■ **Records to process**
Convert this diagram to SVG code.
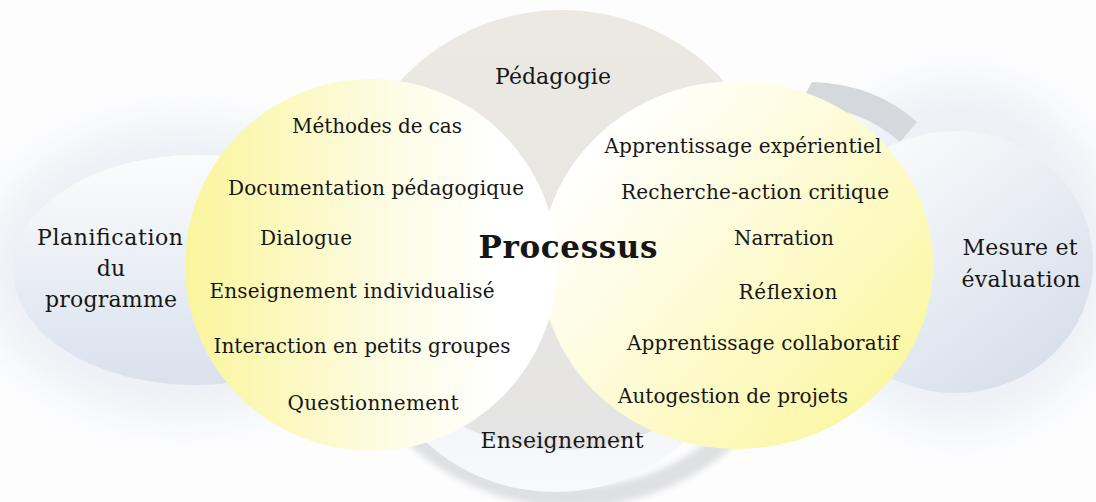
<svg xmlns="http://www.w3.org/2000/svg" width="1096" height="502" viewBox="0 0 1096 502">
<style>
.t{font-family:"DejaVu Serif","Liberation Serif",serif;fill:#161616;text-anchor:middle}
.i{font-size:20px}
.h{font-size:22px}
.p{font-size:31px;font-weight:bold}
</style>
<defs>
<linearGradient id="gTop" x1="0" y1="0" x2="0" y2="1"><stop offset="0" stop-color="#ece9e2"/><stop offset="1" stop-color="#e4e4e4"/></linearGradient>
<linearGradient id="gBot" x1="0" y1="0" x2="0" y2="1"><stop offset="0" stop-color="#e2e7f1"/><stop offset="1" stop-color="#f8f9fc"/></linearGradient>
<linearGradient id="gLE" x1="0" y1="0" x2="0" y2="1"><stop offset="0" stop-color="#fbfcfd"/><stop offset="1" stop-color="#d9e1ed"/></linearGradient>
<linearGradient id="gRE" x1="0" y1="0" x2="0.8" y2="1"><stop offset="0" stop-color="#ffffff"/><stop offset="1" stop-color="#d6deea"/></linearGradient>
<linearGradient id="gYL" x1="0" y1="0" x2="1" y2="0"><stop offset="0" stop-color="#faf59c"/><stop offset="0.55" stop-color="#fdfce4"/><stop offset="0.85" stop-color="#ffffff"/></linearGradient>
<linearGradient id="gYR" x1="0.15" y1="0.15" x2="1" y2="0.85"><stop offset="0" stop-color="#ffffff"/><stop offset="1" stop-color="#fbf69c"/></linearGradient>
<filter id="blurBig" x="-50%" y="-50%" width="200%" height="200%"><feGaussianBlur stdDeviation="22"/></filter>
<filter id="blurSm" x="-20%" y="-20%" width="140%" height="140%"><feGaussianBlur stdDeviation="3"/></filter>
</defs>
<rect width="1096" height="502" fill="#fdfdfe"/>
<g id="haze">
<ellipse cx="185" cy="270" rx="205" ry="150" fill="#e2e8f1" opacity="0.6" filter="url(#blurBig)"/>
<ellipse cx="960" cy="255" rx="160" ry="175" fill="#e2e8f1" opacity="0.6" filter="url(#blurBig)"/>
</g>
<g id="connectors">
<path d="M 360.6 357.5 A 225 212 0 0 0 783.4 357.5" fill="none" stroke="#dfe0e2" stroke-width="20" filter="url(#blurSm)"/>
<path d="M 812 82 Q 875 84 917 122 L 900 142 Q 862 108 800 104 Z" fill="#d5d8dc"/>
</g>
<g id="node-enseignement">
<circle cx="555" cy="300" r="192" fill="url(#gBot)"/>
</g>
<g id="node-pedagogie">
<circle cx="562" cy="230" r="220" fill="url(#gTop)"/>
</g>
<g id="node-planification">
<ellipse cx="195" cy="270" rx="182" ry="115" fill="url(#gLE)"/>
<text class="t h"><tspan x="110" y="245" textLength="146">Planification</tspan><tspan x="111" y="276">du</tspan><tspan x="111" y="307" textLength="132">programme</tspan></text>
</g>
<g id="node-mesure">
<ellipse cx="955" cy="262" rx="138" ry="131" fill="url(#gRE)"/>
<text class="t h"><tspan x="1020" y="255" textLength="115">Mesure et</tspan><tspan x="1021" y="287" textLength="119">évaluation</tspan></text>
</g>
<g id="node-right">
<ellipse cx="737" cy="265" rx="196" ry="184" fill="url(#gYR)"/>
<text class="t i" x="743" y="153" textLength="277">Apprentissage expérientiel</text>
<text class="t i" x="755" y="199" textLength="268">Recherche-action critique</text>
<text class="t i" x="784" y="245" textLength="100">Narration</text>
<text class="t i" x="788" y="299" textLength="99">Réflexion</text>
<text class="t i" x="763" y="350" textLength="272">Apprentissage collaboratif</text>
<text class="t i" x="733" y="403" textLength="230">Autogestion de projets</text>
</g>
<g id="node-left">
<circle cx="371" cy="265" r="186" fill="url(#gYL)"/>
<text class="t i" x="377" y="133" textLength="170">Méthodes de cas</text>
<text class="t i" x="376" y="195" textLength="296">Documentation pédagogique</text>
<text class="t i" x="306" y="245" textLength="92">Dialogue</text>
<text class="t i" x="352" y="298" textLength="285">Enseignement individualisé</text>
<text class="t i" x="362" y="353" textLength="297">Interaction en petits groupes</text>
<text class="t i" x="373" y="410" textLength="171">Questionnement</text>
</g>
<g id="node-processus">
<text class="t p" x="568" y="258" textLength="179">Processus</text>
</g>
<g id="node-pedagogie-label">
<text class="t h" x="553" y="84" textLength="116">Pédagogie</text>
</g>
<g id="node-enseignement-label">
<text class="t h" x="562" y="448" textLength="163">Enseignement</text>
</g>
</svg>
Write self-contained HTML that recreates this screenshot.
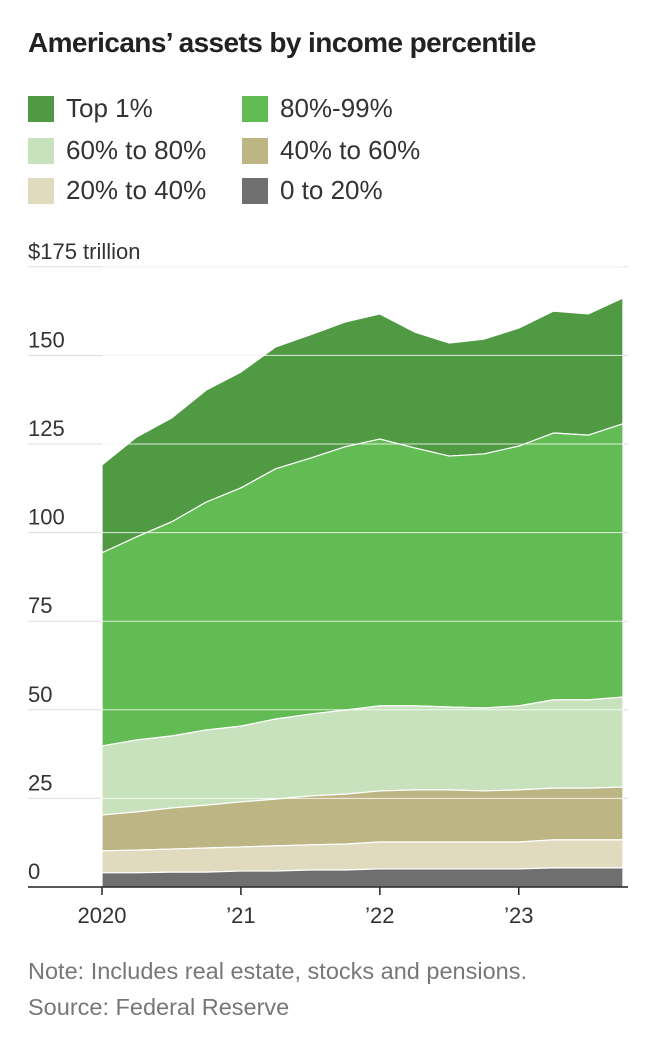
<!DOCTYPE html>
<html><head><meta charset="utf-8"><style>
body{margin:0;background:#fff;font-family:"Liberation Sans",sans-serif;width:648px;height:1038px;overflow:hidden;position:relative;color:#222}
.t{position:absolute;left:28px;top:27px;font-size:28px;font-weight:bold;letter-spacing:-0.6px}
.lg{position:absolute;font-size:26px;color:#333}
.sw{position:absolute;width:26px;height:26px}
.note{position:absolute;left:28px;font-size:23.5px;color:#777}
</style></head><body>
<div class="t">Americans’ assets by income percentile</div>
<div>
<div class="sw" style="left:28px;top:96px;background:#4f9a43"></div><div class="lg" style="left:66px;top:93px">Top 1%</div>
<div class="sw" style="left:242px;top:96px;background:#62bb53"></div><div class="lg" style="left:280px;top:93px">80%-99%</div>
<div class="sw" style="left:28px;top:138px;background:#c7e2bd"></div><div class="lg" style="left:66px;top:135px">60% to 80%</div>
<div class="sw" style="left:242px;top:138px;background:#bdb584"></div><div class="lg" style="left:280px;top:135px">40% to 60%</div>
<div class="sw" style="left:28px;top:178px;background:#e0dbbf"></div><div class="lg" style="left:66px;top:175px">20% to 40%</div>
<div class="sw" style="left:242px;top:178px;background:#6f6f6f"></div><div class="lg" style="left:280px;top:175px">0 to 20%</div>
</div>
<svg id="c" width="648" height="960" style="position:absolute;left:0;top:0"></svg>
<div class="note" style="top:958px">Note: Includes real estate, stocks and pensions.</div>
<div class="note" style="top:994px">Source: Federal Reserve</div>
<script>
const quarters=16;
const top1=[119.1,127,132.3,140.2,145.3,152.4,155.8,159.4,161.7,156.6,153.5,154.6,157.7,162.5,161.7,166.2];
const p80=[94.3,98.8,103,108.6,112.6,118,121,124.2,126.4,123.9,121.6,122.2,124.4,128.1,127.5,130.7];
const p60=[39.8,41.5,42.6,44.3,45.4,47.4,48.8,49.9,51.1,51.1,50.8,50.5,51.1,52.8,52.8,53.6];
const p40=[20.3,21.2,22.3,23.1,24,24.8,25.7,26.2,27.1,27.4,27.4,27.1,27.4,27.9,27.9,28.2];
const p20=[10.2,10.4,10.7,11,11.3,11.6,11.9,12.1,12.7,12.7,12.7,12.7,12.7,13.3,13.3,13.3];
const p0=[4,4,4.2,4.2,4.5,4.5,4.8,4.8,5.1,5.1,5.1,5.1,5.1,5.4,5.4,5.4];
const yTicks=[0,25,50,75,100,125,150,175];
const yLabels=["0","25","50","75","100","125","150","$175 trillion"];
const xTickQ=[0,4,8,12];
const xLabels=["2020","’21","’22","’23"];
const NS="http://www.w3.org/2000/svg";
const svg=document.getElementById('c');
const X=q=>102+q*34.73, Y=v=>887-v*3.544;
function mk(t,a){const e=document.createElementNS(NS,t);for(const k in a)e.setAttribute(k,a[k]);svg.appendChild(e);return e;}
yTicks.forEach((v,i)=>{const l=mk('line',{x1:28,x2:628,y1:Y(v),y2:Y(v),stroke:'#ddd','stroke-width':1});

});
const layers=[[top1,p80,'#4f9a43','top-1'],[p80,p60,'#62bb53','80-99'],[p60,p40,'#c7e2bd','60-80'],[p40,p20,'#bdb584','40-60'],[p20,p0,'#e0dbbf','20-40'],[p0,null,'#6f6f6f','0-20']];
layers.forEach(([hi,lo,col,nm])=>{let d='';
for(let i=0;i<quarters;i++)d+=(i?'L':'M')+X(i)+','+Y(hi[i]);
for(let i=quarters-1;i>=0;i--)d+='L'+X(i)+','+Y(lo?lo[i]:0);
const p=mk('path',{d:d+'Z',fill:col,stroke:'#fff','stroke-width':1.2,'stroke-linejoin':'round'});

});
yTicks.forEach((v,i)=>{if(v>0){const l=mk('line',{x1:102,x2:623,y1:Y(v),y2:Y(v),stroke:'#fff','stroke-opacity':0.8,'stroke-width':1});

}
const t=mk('text',{x:28,y:Y(v)-8,'font-size':22,fill:'#333','font-family':'Liberation Sans, sans-serif'});t.textContent=yLabels[i];

});
const b=mk('line',{x1:28,x2:628,y1:887,y2:887,stroke:'#222','stroke-width':1.5});


xTickQ.forEach((q,i)=>{const l=mk('line',{x1:X(q),x2:X(q),y1:887,y2:895,stroke:'#222','stroke-width':1.5});


const t=mk('text',{x:X(q),y:923,'font-size':22,fill:'#333','text-anchor':'middle','font-family':'Liberation Sans, sans-serif'});t.textContent=xLabels[i];

});
</script>
</body></html>
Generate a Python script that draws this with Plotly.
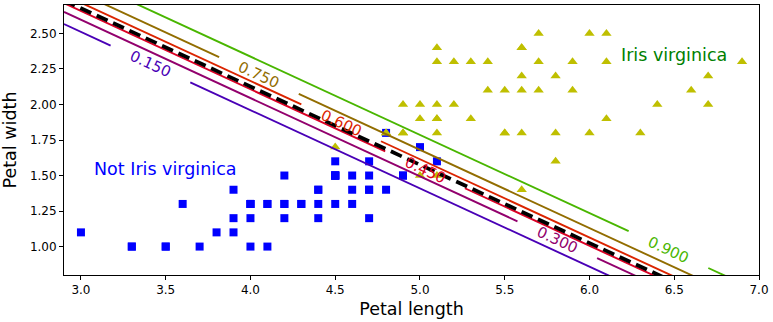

■ **What to work on**
Scan the lines for the string "script". Pick out every line that has it.

■ **Complete output**
<script>
</script>
Generate a Python script that draws this with Plotly.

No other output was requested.